The Bauhaus was a seminal influence on twentieth century design and architecture which remains influential. Founded in 1919 in Weimar, its first director Walter Gropius could have simply merged the city’s Academy of Fine Arts with its School of Applied Art to form an Academy of Art and Design, but instead he conceived a more radical synthesis which he named the Bauhaus. Constructed from bau (building in the sense of creating) and haus (meaning both house and spiritual home), it was an inspired neologism which effectively branded Gropius’s educational and aesthetic vision for posterity.

Sculptures reflecting the fine and applied arts  background of the Bauhaus.

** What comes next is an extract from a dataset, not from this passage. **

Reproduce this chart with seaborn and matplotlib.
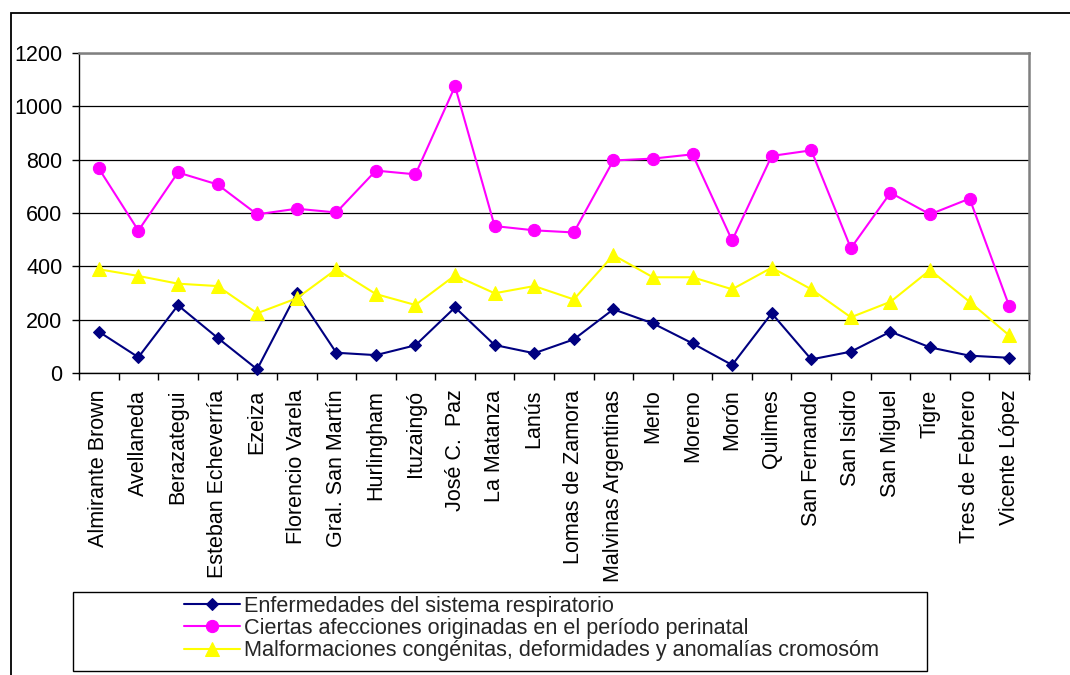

Sculptures reflecting the fine and applied arts background of the Bauhaus.

Image: Luke James Hayes

The Bauhaus packs an extraordinary punch, given its short fourteen-year existence before pressure from the National Socialists forced its closure. Many teachers and graduates formed a design diaspora which spread Bauhaus ideals and teaching – based on visual analysis, study of nature and materials, colour and form - across the world.

Bauhaus: Art as Life, the largest Bauhaus exhibition in the UK for forty years, explored and explained how the school functioned and its impact, exhibiting more than 400 paintings, sculptures, ceramics, textiles, furniture, graphics, product design, theatre, architectural projects, films and photographs. The concrete spaces on two levels at the Barbican Art Gallery are aesthetically challenging, but their austere angularity provided a perfect foil for an exhibition showcasing the colourful palette of Bauhaus design. Furniture by Josef Albers and Marcel Breuer was displayed in alcove “room sets” against enlarged period photographs of Bauhaus-influenced interior architecture, establishing a domestic intimacy within the gallery. Human context was accentuated by using large-scale projections of archival photographs of teachers, students and their families at work and play.

Photographs of the Bauhaus building at Dessau.

Photographs of the Bauhaus building at Dessau.

Image: Luke James Hayes

The exhibition was designed by Carmody Groarke, the London-based partnership between Australian architect Kevin Carmody and British architect Andy Groarke, feted by curators for their thoughtful exhibition designs. “We aimed at contextualising the works on display whilst avoiding pastiche,” says Groarke. “We worked with the curators to present thought-provoking juxtapositions of objects and interpret the movement for exhibition visitors.” Graphically, the exhibition design was influenced by Bauhaus principles of typography, colour and structure. Carmody Groarke worked with the graphic design studio APFEL (A Practice for Everyday Life), which throughout the exhibition used FF Bau, a contemporary revival of Breite Grotesk, the letterpress typeface largely used within the Bauhaus itself.

Gropius’s enduring question to his students was “How do you want to live?” The Bauhaus ideals for modern living – joy in work and zest for life – remain as desirable now as then. When the Weimar government reduced Bauhaus funding, Gropius designed its new home on land provided in the industrial city of Dessau, to which the school moved in 1925. His purpose-built campus of white buildings crystallized early modernist ideas of space, form and construction. It provided inspirational accommodation for teachers and students. Archival film footage highlights the domestic efficiencies of the masters’ detached houses. Archival photographs show students relaxing inside and in front of the Prellerhaus, in which twenty-eight live-work units were provided for their use. Another photograph shows a more energetic pair, of leaping footballers, silhouetted against the building. Theatrical productions and themed parties, for which a five-piece jazz band provided music, were an important aspect of Bauhaus creative and social life. At one, guests dressed in tin foil slid down a metal chute onto the dance floor, making an appropriate entry for budding industrial designers.

In 1928 Gropius was succeeded by Swiss architect Hanne Meyer, who directed the Bauhaus until 1930. Its third director, Ludwig Mies van der Rohe, transformed the Bauhaus into a school of architecture, before it moved briefly to Berlin, where it was closed in 1933.

Bauhaus: Art as Life
3 May – 12 August 2012
Barbican Art Gallery, London, UK
www.barbican.org.uk

The exhibition catalogue
Bauhaus – Art as Life
by Melissa Larner
Barbican Art Gallery and Koenig Books, 2012.